Por P. Fernando Pascual

Nos gusta el orden porque genera cierta seguridad, porque encontramos las cosas, porque evitamos sustos, porque caminamos con la idea de que todo procede como de costumbre.

El caos, sin embargo, aparece por sorpresa, casi en los momentos menos esperados: desaparecen las llaves, se vuelven locos los semáforos, salta la luz de la oficina, y una huelga salvaje cambia todos los planes del día.

Si el caos fuera previsible, no sería caos… O, al menos, si fuera un caos previsible nos permitiría ajustarnos, escoger otra calle, llevar un libro para leer cuando salten los fusibles, y recordar dónde están las llaves de emergencia.

Ante el caos, buscamos tener fuerza interior para afrontar lo imprevisible, lo que llega de manera sorprendente, lo que rompe nuestros esquemas y nos introduce en un mundo desquiciado.

Esa fuerza interior hará que estemos serenos cuando la falta de luz nos obligue a cambiar de planes, cuando la huelga nos impida llegar a la cita con el médico, cuando un dolor de garganta fulminante nos obligue a tomar medidas contra lo que parece una gripe.

No siempre tendremos la serenidad ni la lucidez para acoger el caos que llega por sorpresa.

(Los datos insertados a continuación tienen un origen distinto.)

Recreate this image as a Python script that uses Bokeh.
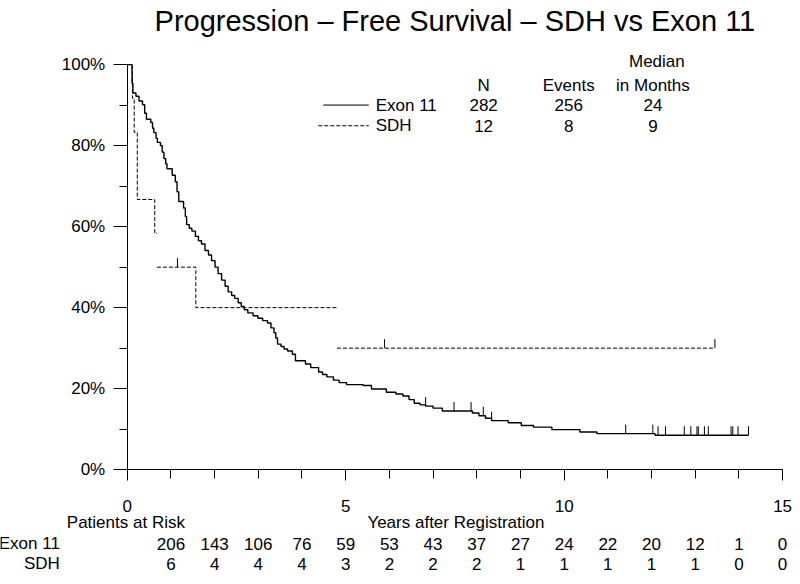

En ocasiones, sentiremos confusión, o desaliento, o simplemente tristeza por el repentino cambio de planes.

Luego, tras superar el momento caótico, agradeceremos que la luz vuelva a brillar como siempre, que los semáforos recuperen el ritmo ordinario (otro modo de decir “ordenado”), y que las personas se mantengan en esas actitudes que conocemos y que nos permiten tratarlas seguros de que hoy se comportarán educadamente.